The value of fines imposed by the Financial Conduct Authority increased threefold in 2018/19 compared to the prior year.
The FCA has published its annual report showing that financial penalties rocketed from £69.9 million to £227.3m year-on-year. The actual number of fines against firms rose from six to eight.
The number of enforcement cases open at March 31, 2019 was 31% higher than at the same point in 2018, at 650.
Of these, 101 relate to retail conduct, five to retail lending, 70 to culture and governance and 25 to mis-selling.
During the year the FCA evaluated the impact of its changes to the way that dealers can sell GAP insurance and found “our intervention had a positive impact on the market”, said the report.
“Consumers now engage more with the decision-making process, with shopping around more than doubling. For those consumers for whom the product was a suitable purchase, add-on prices are 2-3% lower than they would have been had we not intervened, albeit this impact is not as large as we had expected,” added the report.

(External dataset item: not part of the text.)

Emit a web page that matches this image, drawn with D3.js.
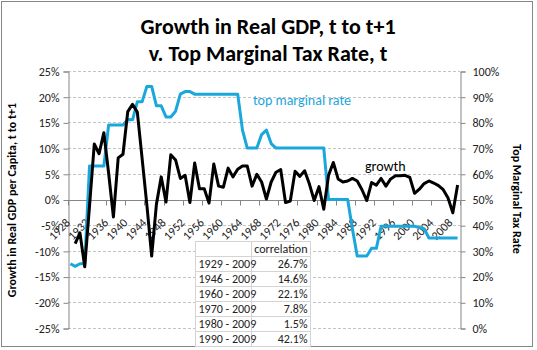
<!DOCTYPE html>
<html>
<head>
<meta charset="utf-8">
<script src="https://cdn.jsdelivr.net/npm/d3@7"></script>
<style>
  body { margin: 0; background: #fff; }
  text { font-family: Carlito, Lato, "Open Sans", sans-serif; }
</style>
</head>
<body>
<svg id="chart" width="537" height="350"></svg>
<script>
// categories: one per year, tax from 1928, growth (t to t+1) from 1929
const years = d3.range(1928, 2010);
const growthStart = 1929;
const growth = [
  -8.6, -6.5, -13.1, -1.3, 10.8, 8.9, 13.0, 5.1, -3.4, 8.1,   // 1929-1938
  8.8, 17.1, 18.5, 17.0, 8.0, -1.1, -11.0, -0.9, 4.4, -0.5,   // 1939-1948
  8.7, 7.7, 4.1, 4.7, -0.6, 7.1, 2.1, 2.1, -0.7, 6.9,         // 1949-1958
  2.6, 2.4, 6.1, 4.4, 5.9, 6.5, 6.5, 2.6, 4.9, 3.4,           // 1959-1968
  0.1, 3.4, 5.3, 5.8, -0.6, -0.3, 5.5, 4.5, 5.6, 3.0,         // 1969-1978
  -0.2, 2.5, -1.9, 4.7, 7.2, 4.0, 3.4, 3.6, 4.1, 3.6,         // 1979-1988
  1.9, -0.2, 3.3, 2.8, 4.1, 2.6, 4.0, 4.6, 4.6, 4.7,          // 1989-1998
  4.3, 1.2, 2.0, 3.1, 3.6, 3.2, 2.7, 1.9, 0.3, -2.6,          // 1999-2008
  2.8                                                         // 2009
];
const taxRate = [
  25, 24, 25, 25, 63, 63, 63, 63, 79, 79,                     // 1928-1937
  79, 79, 81.1, 81, 88, 88, 94, 94, 86.45, 86.45,             // 1938-1947
  82.13, 82.13, 84.36, 91, 92, 92, 91, 91, 91, 91,            // 1948-1957
  91, 91, 91, 91, 91, 91, 77, 70, 70, 70,                     // 1958-1967
  75.25, 77, 71.75, 70, 70, 70, 70, 70, 70, 70,               // 1968-1977
  70, 70, 70, 70, 50, 50, 50, 50, 50, 38.5,                   // 1978-1987
  28, 28, 28, 31, 31, 39.6, 39.6, 39.6, 39.6, 39.6,           // 1988-1997
  39.6, 39.6, 39.6, 39.1, 38.6, 35, 35, 35, 35, 35,           // 1998-2007
  35, 35                                                      // 2008-2009
];
const leftTicks = [-25, -20, -15, -10, -5, 0, 5, 10, 15, 20, 25];
const rightTicks = [0, 10, 20, 30, 40, 50, 60, 70, 80, 90, 100];
const labelYears = [1928, 1932, 1936, 1940, 1944, 1948, 1952, 1956, 1960, 1964, 1968,
  1972, 1976, 1980, 1984, 1988, 1992, 1996, 2000, 2004, 2008];
const corrPeriods = ["1929 - 2009", "1946 - 2009", "1960 - 2009", "1970 - 2009", "1980 - 2009", "1990 - 2009"];
const corrValues = ["26.7%", "14.6%", "22.1%", "7.8%", "1.5%", "42.1%"];

const svg = d3.select("#chart");
const plot = { left: 68, right: 460, top: 71, bottom: 328 };
const axisColor = "#868686";
const blue = "#1aa7dc";

svg.append("rect").attr("x", 1.5).attr("y", 1.5).attr("width", 531).attr("height", 345)
  .attr("fill", "#fff").attr("stroke", axisColor);

// scales
const x = d3.scaleBand().domain(years).range([plot.left, plot.right]);
const cx = yr => x(yr) + x.bandwidth() / 2;
const yL = d3.scaleLinear().domain([-25, 25]).range([plot.bottom, plot.top]);
const yR = d3.scaleLinear().domain([0, 100]).range([plot.bottom, plot.top]);

// gridlines
svg.append("g").selectAll("line")
  .data(leftTicks.filter(d => d !== 0))
  .enter().append("line")
  .attr("x1", plot.left).attr("x2", plot.right)
  .attr("y1", d => Math.round(yL(d)) + 0.5).attr("y2", d => Math.round(yL(d)) + 0.5)
  .attr("stroke", "#c4c4c4").attr("stroke-dasharray", "3,2");

// left axis
const leftAxis = svg.append("g").attr("transform", `translate(${plot.left + 0.5},0.5)`)
  .call(d3.axisLeft(yL).tickValues(leftTicks).tickSize(5).tickPadding(4).tickFormat(d => d + "%"));
// right axis
const rightAxis = svg.append("g").attr("transform", `translate(${plot.right + 0.5},0.5)`)
  .call(d3.axisRight(yR).tickValues(rightTicks).tickSize(5).tickPadding(7).tickFormat(d => d + "%"));
[leftAxis, rightAxis].forEach(g => {
  g.select(".domain").attr("stroke", axisColor);
  g.selectAll(".tick line").attr("stroke", axisColor);
  g.selectAll(".tick text").attr("font-size", 12).attr("fill", "#222");
});

// x axis on the zero line
const y0 = Math.round(yL(0)) + 0.5;
svg.append("line").attr("x1", plot.left).attr("x2", plot.right).attr("y1", y0).attr("y2", y0)
  .attr("stroke", axisColor);
svg.append("g").selectAll("line")
  .data(labelYears.concat([2012]))
  .enter().append("line")
  .attr("x1", d => Math.round(d === 2012 ? plot.right : x(d)) + 0.5)
  .attr("x2", d => Math.round(d === 2012 ? plot.right : x(d)) + 0.5)
  .attr("y1", y0).attr("y2", y0 + 5)
  .attr("stroke", axisColor);
svg.append("g").selectAll("text")
  .data(labelYears)
  .enter().append("text")
  .attr("transform", d => `translate(${cx(d) + 0.5},223.5) rotate(-45)`)
  .attr("text-anchor", "end")
  .attr("font-size", 12).attr("fill", "#222")
  .text(d => d);

// lines
const taxLine = d3.line().x((d, i) => cx(years[i])).y(d => yR(d));
svg.append("path").datum(taxRate)
  .attr("d", taxLine)
  .attr("fill", "none").attr("stroke", blue).attr("stroke-width", 3).attr("stroke-linejoin", "round");

const growthLine = d3.line().x((d, i) => cx(growthStart + i)).y(d => yL(d));
svg.append("path").datum(growth)
  .attr("d", growthLine)
  .attr("fill", "none").attr("stroke", "#000").attr("stroke-width", 3).attr("stroke-linejoin", "round");

// series labels
svg.append("text").attr("x", 253).attr("y", 105).attr("font-size", 14).attr("fill", blue)
  .text("top marginal rate");
svg.append("text").attr("x", 365).attr("y", 171).attr("font-size", 14).attr("fill", "#000")
  .text("growth");

// titles
const title = svg.append("text").attr("text-anchor", "middle").attr("font-weight", "bold")
  .attr("font-size", 22).attr("fill", "#000");
title.append("tspan").attr("x", 268).attr("y", 34).text("Growth in Real GDP, t to t+1");
title.append("tspan").attr("x", 268).attr("y", 61).text("v. Top Marginal Tax Rate, t");

svg.append("text").attr("transform", "translate(16,200) rotate(-90)")
  .attr("text-anchor", "middle").attr("font-weight", "bold").attr("font-size", 12)
  .text("Growth in Real GDP per Capita, t to t+1");
svg.append("text").attr("transform", "translate(513,199) rotate(90)")
  .attr("text-anchor", "middle").attr("font-weight", "bold").attr("font-size", 12)
  .text("Top Marginal Tax Rate");

// correlation table
const table = { x: 195.5, y: 241.5, rowH: 15, col1: 56, col2: 59 };
const rows = [["", "correlation"]].concat(corrPeriods.map((p, i) => [p, corrValues[i]]));
const tg = svg.append("g");
tg.append("rect").attr("x", table.x).attr("y", table.y)
  .attr("width", table.col1 + table.col2).attr("height", rows.length * table.rowH)
  .attr("fill", "#fff");
rows.forEach((r, i) => {
  const ry = table.y + i * table.rowH;
  tg.append("rect").attr("x", table.x).attr("y", ry).attr("width", table.col1).attr("height", table.rowH)
    .attr("fill", "none").attr("stroke", "#d4d4d4");
  tg.append("rect").attr("x", table.x + table.col1).attr("y", ry).attr("width", table.col2).attr("height", table.rowH)
    .attr("fill", "none").attr("stroke", "#d4d4d4");
  tg.append("text").attr("x", table.x + 3).attr("y", ry + 11.5).attr("font-size", 12).attr("fill", "#222")
    .text(r[0]);
  tg.append("text").attr("x", table.x + table.col1 + table.col2 - 3).attr("y", ry + 11.5)
    .attr("text-anchor", "end").attr("font-size", 12).attr("fill", "#222")
    .text(r[1]);
});
</script>
</body>
</html>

The FCA said the intervention’s significant impact is in benefiting consumers who do not want GAP insurance as an add-on, as GAP add-on sales have dropped by 16-23%.
However its review of general insurance earlier this year showed it remains concerned about the value of GAP insurance and SMART repair insurance (described by the FCA as ‘scratch and dent’) for consumers and high, or potentially excessive, levels of earnings for dealers.
It found on average 71% of the net premium in a GAP sale went to the dealership which sold it, and 54% of the net premium of a SMART repair insurance sale.